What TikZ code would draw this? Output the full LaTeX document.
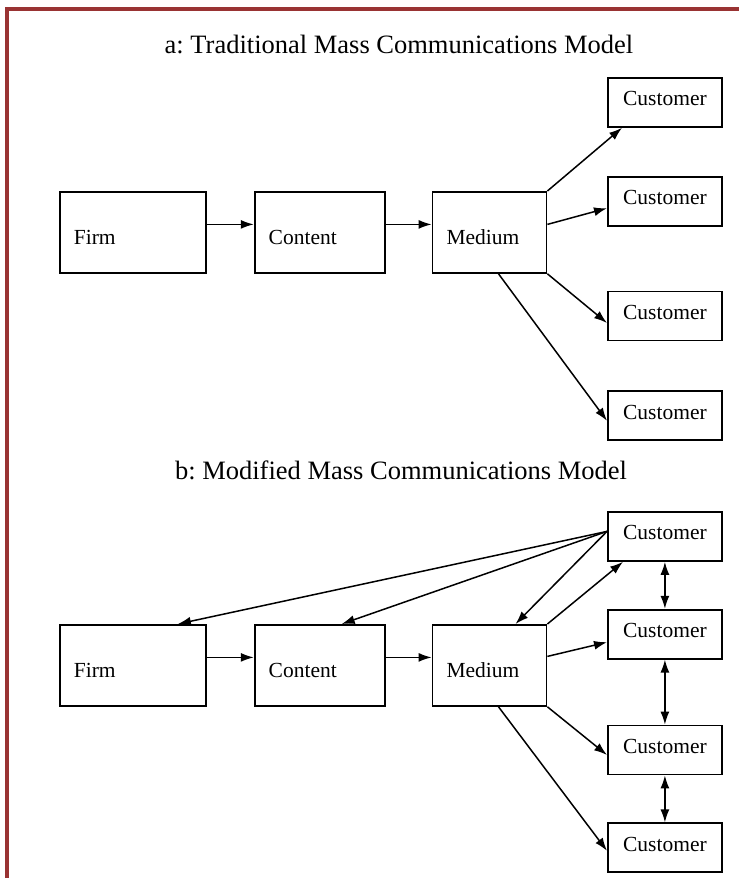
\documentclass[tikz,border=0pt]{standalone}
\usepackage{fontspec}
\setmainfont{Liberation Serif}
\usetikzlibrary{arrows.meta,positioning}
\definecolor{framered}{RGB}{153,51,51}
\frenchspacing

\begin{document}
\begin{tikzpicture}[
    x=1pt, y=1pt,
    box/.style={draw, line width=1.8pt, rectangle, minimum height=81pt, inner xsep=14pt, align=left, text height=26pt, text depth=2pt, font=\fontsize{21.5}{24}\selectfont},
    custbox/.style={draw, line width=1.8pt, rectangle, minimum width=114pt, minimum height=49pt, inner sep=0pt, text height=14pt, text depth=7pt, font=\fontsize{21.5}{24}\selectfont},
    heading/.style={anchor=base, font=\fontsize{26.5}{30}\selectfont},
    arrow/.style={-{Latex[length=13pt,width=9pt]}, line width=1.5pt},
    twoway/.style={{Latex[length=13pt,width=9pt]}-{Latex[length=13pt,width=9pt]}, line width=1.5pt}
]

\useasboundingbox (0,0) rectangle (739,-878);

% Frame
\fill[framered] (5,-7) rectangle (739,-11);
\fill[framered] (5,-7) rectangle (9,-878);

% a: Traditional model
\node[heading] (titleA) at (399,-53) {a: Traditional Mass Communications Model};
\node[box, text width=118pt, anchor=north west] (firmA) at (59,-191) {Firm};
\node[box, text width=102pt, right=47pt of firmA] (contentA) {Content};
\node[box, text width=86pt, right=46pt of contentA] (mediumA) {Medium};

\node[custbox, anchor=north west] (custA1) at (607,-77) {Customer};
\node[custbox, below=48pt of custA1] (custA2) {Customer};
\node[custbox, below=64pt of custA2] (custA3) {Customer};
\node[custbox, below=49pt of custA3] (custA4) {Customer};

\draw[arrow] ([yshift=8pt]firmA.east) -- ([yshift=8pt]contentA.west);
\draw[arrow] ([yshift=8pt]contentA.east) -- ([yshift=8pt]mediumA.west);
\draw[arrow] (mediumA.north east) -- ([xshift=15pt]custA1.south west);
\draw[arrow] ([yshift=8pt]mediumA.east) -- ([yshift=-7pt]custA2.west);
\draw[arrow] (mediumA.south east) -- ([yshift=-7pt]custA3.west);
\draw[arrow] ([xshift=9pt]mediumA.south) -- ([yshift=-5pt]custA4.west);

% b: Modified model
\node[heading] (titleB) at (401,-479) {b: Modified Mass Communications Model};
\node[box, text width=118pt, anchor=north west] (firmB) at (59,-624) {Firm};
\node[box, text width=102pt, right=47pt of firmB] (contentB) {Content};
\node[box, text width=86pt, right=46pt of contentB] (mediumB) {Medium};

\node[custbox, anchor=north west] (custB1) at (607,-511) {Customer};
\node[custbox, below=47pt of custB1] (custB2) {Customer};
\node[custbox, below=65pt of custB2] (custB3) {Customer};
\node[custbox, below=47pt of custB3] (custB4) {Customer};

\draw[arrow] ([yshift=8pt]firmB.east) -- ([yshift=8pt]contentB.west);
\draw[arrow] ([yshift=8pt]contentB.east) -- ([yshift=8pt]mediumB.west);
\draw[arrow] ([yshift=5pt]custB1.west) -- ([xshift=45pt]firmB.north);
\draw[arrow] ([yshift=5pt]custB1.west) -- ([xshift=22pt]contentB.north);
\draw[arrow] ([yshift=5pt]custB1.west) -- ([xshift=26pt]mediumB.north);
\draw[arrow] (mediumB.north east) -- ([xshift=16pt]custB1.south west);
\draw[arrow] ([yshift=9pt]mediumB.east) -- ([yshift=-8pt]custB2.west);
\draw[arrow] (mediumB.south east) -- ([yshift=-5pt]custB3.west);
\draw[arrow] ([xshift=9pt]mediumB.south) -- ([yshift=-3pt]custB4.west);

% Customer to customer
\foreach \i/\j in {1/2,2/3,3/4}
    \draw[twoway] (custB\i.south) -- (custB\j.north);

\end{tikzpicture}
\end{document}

---

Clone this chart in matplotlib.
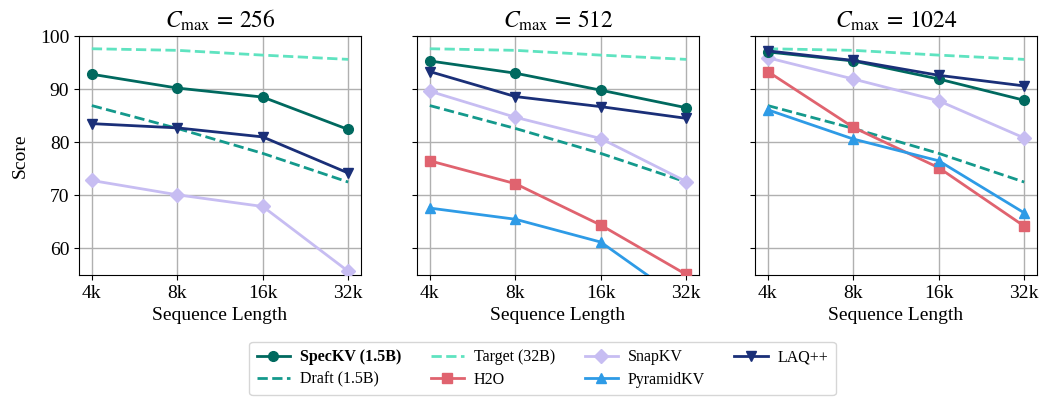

...

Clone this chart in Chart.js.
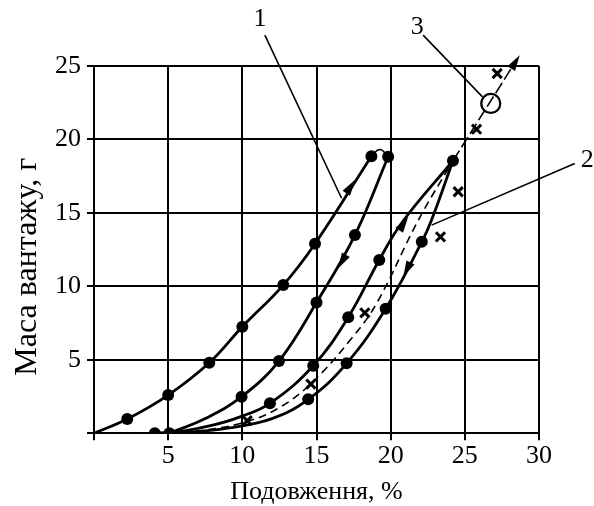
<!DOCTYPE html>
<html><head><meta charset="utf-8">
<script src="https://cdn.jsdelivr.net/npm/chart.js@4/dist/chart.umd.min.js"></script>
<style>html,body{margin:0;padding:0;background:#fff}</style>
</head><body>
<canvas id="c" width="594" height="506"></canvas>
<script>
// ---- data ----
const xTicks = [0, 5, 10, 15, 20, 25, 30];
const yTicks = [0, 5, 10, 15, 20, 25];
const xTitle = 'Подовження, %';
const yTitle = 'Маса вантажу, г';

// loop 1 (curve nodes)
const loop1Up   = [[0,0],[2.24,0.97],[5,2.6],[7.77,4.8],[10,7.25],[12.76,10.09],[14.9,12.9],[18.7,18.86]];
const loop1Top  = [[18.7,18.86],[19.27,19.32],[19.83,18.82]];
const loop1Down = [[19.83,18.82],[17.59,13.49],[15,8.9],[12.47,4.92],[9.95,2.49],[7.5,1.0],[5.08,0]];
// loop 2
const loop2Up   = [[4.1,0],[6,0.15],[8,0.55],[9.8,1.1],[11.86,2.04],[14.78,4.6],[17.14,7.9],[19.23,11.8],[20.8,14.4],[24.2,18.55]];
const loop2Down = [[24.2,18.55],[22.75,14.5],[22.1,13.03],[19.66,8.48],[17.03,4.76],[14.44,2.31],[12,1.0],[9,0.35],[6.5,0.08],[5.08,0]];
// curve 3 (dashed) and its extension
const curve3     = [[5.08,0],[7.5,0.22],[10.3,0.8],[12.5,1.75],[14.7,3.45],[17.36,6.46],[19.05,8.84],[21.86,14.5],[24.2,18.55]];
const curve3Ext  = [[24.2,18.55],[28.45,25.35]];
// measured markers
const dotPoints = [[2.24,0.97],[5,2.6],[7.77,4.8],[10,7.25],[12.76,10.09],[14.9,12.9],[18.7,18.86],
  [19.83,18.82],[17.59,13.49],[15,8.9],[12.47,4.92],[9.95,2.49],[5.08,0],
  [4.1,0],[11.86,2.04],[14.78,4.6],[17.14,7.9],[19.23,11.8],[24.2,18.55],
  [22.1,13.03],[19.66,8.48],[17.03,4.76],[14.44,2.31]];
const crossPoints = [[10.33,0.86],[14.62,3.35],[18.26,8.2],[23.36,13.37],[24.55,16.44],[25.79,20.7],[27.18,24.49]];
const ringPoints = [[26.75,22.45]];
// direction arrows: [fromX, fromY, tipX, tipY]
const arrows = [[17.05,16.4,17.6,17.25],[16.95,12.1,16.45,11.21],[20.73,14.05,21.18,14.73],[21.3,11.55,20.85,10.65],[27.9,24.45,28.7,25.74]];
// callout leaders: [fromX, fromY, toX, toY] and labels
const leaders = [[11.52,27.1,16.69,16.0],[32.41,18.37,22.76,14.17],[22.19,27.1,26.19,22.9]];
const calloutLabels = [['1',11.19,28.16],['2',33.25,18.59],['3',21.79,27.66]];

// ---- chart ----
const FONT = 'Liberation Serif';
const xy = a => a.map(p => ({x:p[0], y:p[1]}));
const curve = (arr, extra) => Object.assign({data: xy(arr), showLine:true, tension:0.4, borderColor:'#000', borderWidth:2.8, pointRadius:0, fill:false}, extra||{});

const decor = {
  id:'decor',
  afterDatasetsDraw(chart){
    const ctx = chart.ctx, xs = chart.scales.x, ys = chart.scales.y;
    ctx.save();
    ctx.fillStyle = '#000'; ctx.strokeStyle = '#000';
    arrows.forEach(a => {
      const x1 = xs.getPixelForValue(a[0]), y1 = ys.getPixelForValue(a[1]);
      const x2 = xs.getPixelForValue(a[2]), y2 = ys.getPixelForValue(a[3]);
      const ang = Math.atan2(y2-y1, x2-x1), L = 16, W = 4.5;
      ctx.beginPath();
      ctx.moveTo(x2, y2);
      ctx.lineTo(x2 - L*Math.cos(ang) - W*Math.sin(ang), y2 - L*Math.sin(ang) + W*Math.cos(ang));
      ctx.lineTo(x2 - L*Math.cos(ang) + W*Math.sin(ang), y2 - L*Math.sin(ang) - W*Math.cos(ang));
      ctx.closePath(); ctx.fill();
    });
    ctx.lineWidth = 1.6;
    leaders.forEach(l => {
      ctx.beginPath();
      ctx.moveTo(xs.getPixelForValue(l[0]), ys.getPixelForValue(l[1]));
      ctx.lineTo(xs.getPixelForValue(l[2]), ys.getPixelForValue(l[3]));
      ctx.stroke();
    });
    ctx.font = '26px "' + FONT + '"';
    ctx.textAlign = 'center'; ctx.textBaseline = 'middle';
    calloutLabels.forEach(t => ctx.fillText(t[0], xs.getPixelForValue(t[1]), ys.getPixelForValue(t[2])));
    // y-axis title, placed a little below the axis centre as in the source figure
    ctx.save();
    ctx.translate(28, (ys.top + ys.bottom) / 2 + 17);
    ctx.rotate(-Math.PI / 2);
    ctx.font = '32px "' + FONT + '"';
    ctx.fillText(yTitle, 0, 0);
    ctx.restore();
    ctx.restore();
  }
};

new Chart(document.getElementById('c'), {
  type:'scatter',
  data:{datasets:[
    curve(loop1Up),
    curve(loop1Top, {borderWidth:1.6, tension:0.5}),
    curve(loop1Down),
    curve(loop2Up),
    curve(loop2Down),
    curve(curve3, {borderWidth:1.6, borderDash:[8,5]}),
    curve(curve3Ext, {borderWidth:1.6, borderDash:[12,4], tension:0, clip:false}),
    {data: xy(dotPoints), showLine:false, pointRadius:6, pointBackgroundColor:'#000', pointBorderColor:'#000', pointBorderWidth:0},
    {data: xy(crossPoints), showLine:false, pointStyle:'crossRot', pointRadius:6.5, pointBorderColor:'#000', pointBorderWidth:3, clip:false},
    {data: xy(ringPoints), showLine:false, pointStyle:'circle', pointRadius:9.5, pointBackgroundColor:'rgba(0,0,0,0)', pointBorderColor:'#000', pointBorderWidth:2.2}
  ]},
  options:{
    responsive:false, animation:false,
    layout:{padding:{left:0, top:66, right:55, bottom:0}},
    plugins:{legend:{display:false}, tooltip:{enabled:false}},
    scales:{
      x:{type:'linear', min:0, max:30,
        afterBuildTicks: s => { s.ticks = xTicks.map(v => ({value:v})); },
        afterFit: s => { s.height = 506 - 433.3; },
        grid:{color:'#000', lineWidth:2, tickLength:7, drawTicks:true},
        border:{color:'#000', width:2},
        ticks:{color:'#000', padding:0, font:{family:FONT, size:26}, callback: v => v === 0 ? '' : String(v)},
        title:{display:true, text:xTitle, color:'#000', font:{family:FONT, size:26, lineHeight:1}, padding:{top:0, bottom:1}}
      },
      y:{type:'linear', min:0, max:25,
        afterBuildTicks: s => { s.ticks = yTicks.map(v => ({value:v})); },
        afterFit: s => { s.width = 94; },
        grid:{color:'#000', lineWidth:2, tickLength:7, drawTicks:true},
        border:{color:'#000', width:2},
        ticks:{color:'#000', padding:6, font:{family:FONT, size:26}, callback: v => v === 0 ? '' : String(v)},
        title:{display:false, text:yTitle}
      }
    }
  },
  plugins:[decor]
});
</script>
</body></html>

PROBLEM TO SOLVE :: From the listing, copy every line where the string "this" appears.

RESPONSE ::
What TikZ code would draw this? Output the full LaTeX document.
Clone this chart in matplotlib.
Clone this chart in Chart.js.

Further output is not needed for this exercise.